Over at Common, Robin has tapped into a sentiment that seems to be growing among young people across the country: “This is not our parents’ generation…we are staying in high-density, urban environments,” she said. “We are rejecting the suburbs, but when we move to cities, we lose community. There’s a desire to share and collaborate more.” She says that Common aims to provide not just community but also convenience. The buildings aim to eliminate the hassles of city living, such as shady brokers, unresponsive landlords, sticking a rent check under a roommate’s door. (Pretty much everything, from paying rent to reporting something broken, is done online.)

One sticking point of these co-living programs: They aren’t exactly solving the problem of affordable housing. “It’s a market solution to a market-driven problem,” as Saegert puts it. When Common first launched last year, rents ranged from $1800 to $1950 for a private bedroom and access to shared common areas. At WeLive, beds in one- to four-bedroom apartments rent at $1375 a month, while private rooms start at $2000 a month. But advocates argue that the rent gets you more bang for your buck. In a traditional apartment, Robin says, “there’s the base rent, Wi-Fi, the cleaners, utilities; you spend so much time and money furnishing the apartment.” She thinks that Common’s rent, which they call a membership, is “absolutely equivalent [to a traditional apartment] if not way smarter…but we needed to do a lot of education around that.”

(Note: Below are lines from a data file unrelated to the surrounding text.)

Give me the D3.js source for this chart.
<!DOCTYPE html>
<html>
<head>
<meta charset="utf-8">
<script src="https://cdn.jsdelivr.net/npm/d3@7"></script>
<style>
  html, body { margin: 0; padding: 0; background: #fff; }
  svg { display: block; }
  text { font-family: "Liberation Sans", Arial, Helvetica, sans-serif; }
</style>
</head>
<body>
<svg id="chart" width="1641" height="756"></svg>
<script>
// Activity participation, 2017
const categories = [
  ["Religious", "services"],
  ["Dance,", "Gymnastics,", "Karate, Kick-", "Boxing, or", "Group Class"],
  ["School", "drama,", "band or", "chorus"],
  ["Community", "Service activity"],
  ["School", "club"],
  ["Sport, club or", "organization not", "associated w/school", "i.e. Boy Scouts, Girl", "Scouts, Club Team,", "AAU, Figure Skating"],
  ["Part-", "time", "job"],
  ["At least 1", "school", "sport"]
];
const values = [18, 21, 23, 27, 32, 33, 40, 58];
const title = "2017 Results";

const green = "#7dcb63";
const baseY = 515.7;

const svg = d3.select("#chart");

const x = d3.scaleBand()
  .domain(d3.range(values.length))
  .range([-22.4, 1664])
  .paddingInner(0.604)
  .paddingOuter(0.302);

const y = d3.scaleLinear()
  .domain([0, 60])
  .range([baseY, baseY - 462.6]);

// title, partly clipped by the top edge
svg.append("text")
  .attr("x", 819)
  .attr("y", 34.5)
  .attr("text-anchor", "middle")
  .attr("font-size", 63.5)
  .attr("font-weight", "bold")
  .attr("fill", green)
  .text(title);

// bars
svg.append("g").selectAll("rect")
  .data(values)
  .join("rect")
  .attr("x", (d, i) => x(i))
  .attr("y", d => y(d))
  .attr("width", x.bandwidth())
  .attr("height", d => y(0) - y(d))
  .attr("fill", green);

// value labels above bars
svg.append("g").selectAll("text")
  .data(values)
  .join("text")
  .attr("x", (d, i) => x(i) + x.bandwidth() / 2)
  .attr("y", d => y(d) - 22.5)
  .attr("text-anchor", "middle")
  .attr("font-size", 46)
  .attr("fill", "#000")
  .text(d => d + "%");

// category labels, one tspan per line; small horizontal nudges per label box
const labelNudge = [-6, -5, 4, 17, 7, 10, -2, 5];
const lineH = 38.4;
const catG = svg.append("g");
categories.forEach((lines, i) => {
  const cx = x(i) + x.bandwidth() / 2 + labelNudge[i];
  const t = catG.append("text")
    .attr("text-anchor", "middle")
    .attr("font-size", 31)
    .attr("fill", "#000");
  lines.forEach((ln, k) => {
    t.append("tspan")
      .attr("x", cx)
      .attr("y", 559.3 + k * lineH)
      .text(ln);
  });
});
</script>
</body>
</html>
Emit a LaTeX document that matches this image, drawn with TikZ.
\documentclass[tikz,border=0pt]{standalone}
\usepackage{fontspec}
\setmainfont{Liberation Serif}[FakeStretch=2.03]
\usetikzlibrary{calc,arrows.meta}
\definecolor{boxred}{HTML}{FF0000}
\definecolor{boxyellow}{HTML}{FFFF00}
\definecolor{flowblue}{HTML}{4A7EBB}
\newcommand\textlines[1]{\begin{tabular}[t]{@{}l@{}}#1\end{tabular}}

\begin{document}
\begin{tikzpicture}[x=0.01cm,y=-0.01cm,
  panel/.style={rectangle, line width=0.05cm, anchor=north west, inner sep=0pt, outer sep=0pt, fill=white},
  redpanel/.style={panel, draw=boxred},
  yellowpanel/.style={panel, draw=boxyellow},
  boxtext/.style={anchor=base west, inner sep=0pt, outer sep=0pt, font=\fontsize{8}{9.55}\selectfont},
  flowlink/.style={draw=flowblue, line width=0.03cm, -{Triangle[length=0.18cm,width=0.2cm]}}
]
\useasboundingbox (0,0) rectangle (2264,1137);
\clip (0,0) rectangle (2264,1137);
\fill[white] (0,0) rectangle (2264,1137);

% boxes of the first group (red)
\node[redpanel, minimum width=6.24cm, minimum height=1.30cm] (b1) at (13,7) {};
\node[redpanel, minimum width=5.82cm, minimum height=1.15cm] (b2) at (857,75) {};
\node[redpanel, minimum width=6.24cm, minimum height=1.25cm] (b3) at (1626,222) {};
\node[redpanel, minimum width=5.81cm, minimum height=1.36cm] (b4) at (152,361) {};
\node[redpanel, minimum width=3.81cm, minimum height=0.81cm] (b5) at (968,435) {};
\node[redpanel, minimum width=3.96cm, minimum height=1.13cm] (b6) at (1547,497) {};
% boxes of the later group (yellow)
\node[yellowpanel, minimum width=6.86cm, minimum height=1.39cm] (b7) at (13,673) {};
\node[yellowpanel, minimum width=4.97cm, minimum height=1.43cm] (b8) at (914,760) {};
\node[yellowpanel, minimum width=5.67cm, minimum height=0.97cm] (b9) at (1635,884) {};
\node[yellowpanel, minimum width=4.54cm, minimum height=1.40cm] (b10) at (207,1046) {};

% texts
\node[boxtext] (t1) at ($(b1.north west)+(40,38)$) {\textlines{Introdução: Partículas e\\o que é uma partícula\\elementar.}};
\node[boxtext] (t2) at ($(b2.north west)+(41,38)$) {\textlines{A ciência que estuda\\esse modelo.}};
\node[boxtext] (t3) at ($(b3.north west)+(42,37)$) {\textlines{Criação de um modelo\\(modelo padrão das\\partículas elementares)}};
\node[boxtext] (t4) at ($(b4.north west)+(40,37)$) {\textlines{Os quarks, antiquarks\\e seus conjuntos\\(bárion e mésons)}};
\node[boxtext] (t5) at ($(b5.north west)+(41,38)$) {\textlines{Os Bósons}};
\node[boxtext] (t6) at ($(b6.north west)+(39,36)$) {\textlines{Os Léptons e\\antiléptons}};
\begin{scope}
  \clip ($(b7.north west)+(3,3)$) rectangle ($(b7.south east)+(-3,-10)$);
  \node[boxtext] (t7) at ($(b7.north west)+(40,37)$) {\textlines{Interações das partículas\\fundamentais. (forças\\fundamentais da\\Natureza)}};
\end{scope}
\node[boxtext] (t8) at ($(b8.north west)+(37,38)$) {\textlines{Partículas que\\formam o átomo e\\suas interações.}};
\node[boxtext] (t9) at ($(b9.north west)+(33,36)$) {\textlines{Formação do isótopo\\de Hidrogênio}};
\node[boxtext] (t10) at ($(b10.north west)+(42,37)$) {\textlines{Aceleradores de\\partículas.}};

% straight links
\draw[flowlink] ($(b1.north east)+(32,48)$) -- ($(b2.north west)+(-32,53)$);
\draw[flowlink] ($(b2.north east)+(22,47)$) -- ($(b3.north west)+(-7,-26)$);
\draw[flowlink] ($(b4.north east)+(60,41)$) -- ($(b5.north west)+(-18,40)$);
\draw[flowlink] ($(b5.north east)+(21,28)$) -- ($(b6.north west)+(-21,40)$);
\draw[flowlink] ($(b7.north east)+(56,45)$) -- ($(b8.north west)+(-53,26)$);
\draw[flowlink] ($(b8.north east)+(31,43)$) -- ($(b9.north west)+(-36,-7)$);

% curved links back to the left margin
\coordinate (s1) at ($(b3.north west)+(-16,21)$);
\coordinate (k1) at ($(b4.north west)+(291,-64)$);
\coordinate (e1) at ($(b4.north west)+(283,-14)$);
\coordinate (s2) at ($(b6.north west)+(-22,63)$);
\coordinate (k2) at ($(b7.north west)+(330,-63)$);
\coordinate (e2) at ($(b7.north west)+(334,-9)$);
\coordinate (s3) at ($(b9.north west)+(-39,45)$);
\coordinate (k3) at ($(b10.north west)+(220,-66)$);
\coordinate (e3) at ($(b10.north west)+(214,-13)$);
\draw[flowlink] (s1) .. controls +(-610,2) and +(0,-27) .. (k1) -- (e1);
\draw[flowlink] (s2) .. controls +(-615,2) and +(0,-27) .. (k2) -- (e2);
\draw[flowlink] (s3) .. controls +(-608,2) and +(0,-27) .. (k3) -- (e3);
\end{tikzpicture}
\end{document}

Even if there’s some sticker shock, people are biting at the idea of co-living. Common is expanding to San Francisco and Washington, D.C., while WeLive, already in D.C., is considering new cities for expansion. “The trend as a whole is taking hold,” said Kerns. Something that’s particularly surprised him at WeLive, he said, is how the sharing component hasn’t just appealed to millennials but “attracts people from all walks of life, including families and seniors.” It’s a housing solution that will likely work as long as Kern’s observation remains true: “We’ve come back to cities, we aren’t living in the suburbs...People won’t stop moving to New York.”